Really queer, actually. Well, Beni Adam, Beni Adam.
Posted by: The Lounsbury at March 9, 2008 07:03 AM
The bloodline OFTEN trumps skin colour, I think, in those tribal societies where bloodlines matter. Where they do not, of course, not.
The Darfur tangle is, as you (L) have pointed out before, an excellent example. It is portrayed as white-on-black, run as a race issue by US activists, and a good number of the participants say the same (not only for outside consumption). But looking purely at skin colour, just about everyone involved is in fact pretty darned black.
Posted by: alle at March 9, 2008 10:08 AM
In the Sahara, I remember seeing a person with substantially darker skin than Condoleeza Rice mock her for being black.

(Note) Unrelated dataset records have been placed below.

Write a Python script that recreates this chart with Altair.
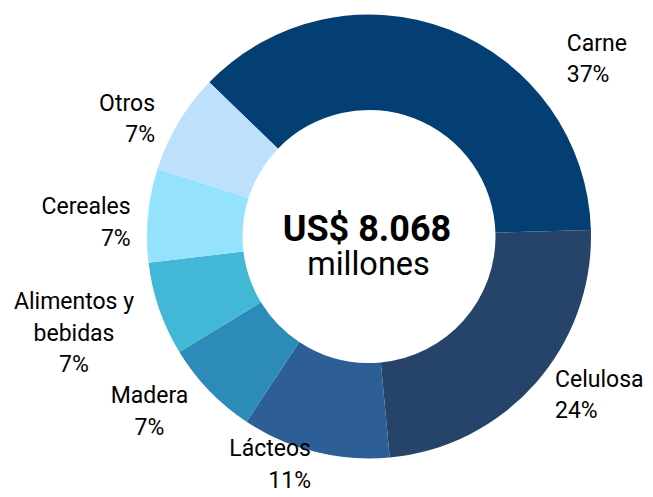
import altair as alt
import pandas as pd

# ---- data ----
categories = ["Carne", "Celulosa", "Lácteos", "Madera", "Alimentos y bebidas", "Cereales", "Otros"]
values = [3010, 1935, 870, 565, 550, 550, 588]          # US$ millones
pct_labels = ["37%", "24%", "11%", "7%", "7%", "7%", "7%"]
label_names = ["Carne", "Celulosa", "Lácteos", "Madera", "Alimentos y\nbebidas", "Cereales", "Otros"]
total_text = "US$ 8.068"
unit_text = "millones"

# ---- style / layout ----
colors = ["#033f72", "#26446a", "#2e5e96", "#2d8bb9", "#42b8d6", "#94e2fd", "#bde0fc"]
W, H = 637, 481
CX, CY = 361, 228.5
R_OUT, R_IN = 222, 126.5
START = 6.283185307 - 0.803
FONT = "Roboto"
LABEL_SIZE = 23
LINE_H = 31.6
# label anchor (x, first-line baseline y, align)
label_layout = {
    "Carne": (558.7, 42.7, "left"),
    "Celulosa": (547, 378.7, "left"),
    "Lácteos": (303, 448, "right"),
    "Madera": (141.5, 395.3, "center"),
    "Alimentos y bebidas": (66, 301.3, "center"),
    "Cereales": (122.7, 206, "right"),
    "Otros": (147, 102.7, "right"),
}

df = pd.DataFrame({"cat": categories, "val": values, "order": list(range(len(categories)))})

arc = alt.Chart(df).mark_arc(
    innerRadius=R_IN, outerRadius=R_OUT, x=CX, y=CY
).encode(
    theta=alt.Theta("val:Q", stack=True, scale=alt.Scale(range=[START, START + 6.283185307])),
    color=alt.Color("cat:N", scale=alt.Scale(domain=categories, range=colors), legend=None),
    order=alt.Order("order:Q"),
)

lab = pd.DataFrame({
    "cat": categories,
    "text": [n + "\n" + p for n, p in zip(label_names, pct_labels)],
    "lx": [label_layout[c][0] for c in categories],
    "ly": [label_layout[c][1] for c in categories],
    "al": [label_layout[c][2] for c in categories],
})

layers = [arc]
for al in ["left", "center", "right"]:
    layers.append(
        alt.Chart(lab).transform_filter(alt.datum.al == al).mark_text(
            align=al, baseline="alphabetic", font=FONT, fontSize=LABEL_SIZE,
            lineBreak="\n", lineHeight=LINE_H, color="#000000"
        ).encode(
            x=alt.X("lx:Q", scale=None),
            y=alt.Y("ly:Q", scale=None),
            text="text:N",
        )
    )

center_df = pd.DataFrame({
    "t": [total_text, unit_text],
    "x": [359, 360.5],
    "y": [232.7, 267],
    "w": ["bold", "normal"],
})
layers.append(
    alt.Chart(center_df).transform_filter(alt.datum.w == "bold").mark_text(
        align="center", baseline="alphabetic", font=FONT, fontSize=36, fontWeight="bold", color="#000000"
    ).encode(x=alt.X("x:Q", scale=None), y=alt.Y("y:Q", scale=None), text="t:N")
)
layers.append(
    alt.Chart(center_df).transform_filter(alt.datum.w == "normal").mark_text(
        align="center", baseline="alphabetic", font=FONT, fontSize=32.5, color="#000000"
    ).encode(x=alt.X("x:Q", scale=None), y=alt.Y("y:Q", scale=None), text="t:N")
)

chart = alt.layer(*layers).properties(
    width=W, height=H, padding=0, autosize=alt.AutoSizeParams(type="none")
).configure_view(stroke=None)

chart.save("out.html", embed_options={"renderer": "svg", "actions": False})
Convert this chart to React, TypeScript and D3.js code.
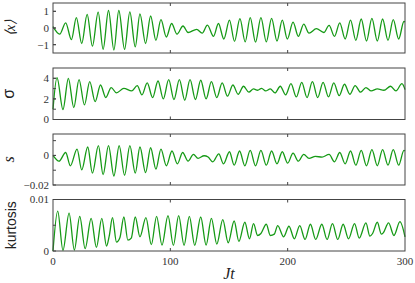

As far as he and most other people in town were concerned, the colour of his skin had nothing to do with whether he was black or not - what counted was his non-sub-Saharan patrilineal ancestry (ie, not being descended from slaves or serfs, at least through the male line.) That said, I doubt he would have been considered white on the coast, no matter where his forefathers came from...
I also noticed that, in local usage, 3unsuriya (the usual translation is "racism") mainly meant "discrimination against people of another tribe" rather than "discrimination on the basis of colour". Is that true in other tribal areas?
Posted by: Anonymous at March 9, 2008 02:26 PM
Yes, Patrilineal ancestry trumps actual skin colour in most instances.... but not all, and the skin colour is an overlay on other issues.
Again, reminds one of Brazil in the end.
Posted by: The Lounsbury at March 9, 2008 02:48 PM
racism = power + privilege + prejudice
It would be interesting to read in-depth about the race-power dynamics in MENA.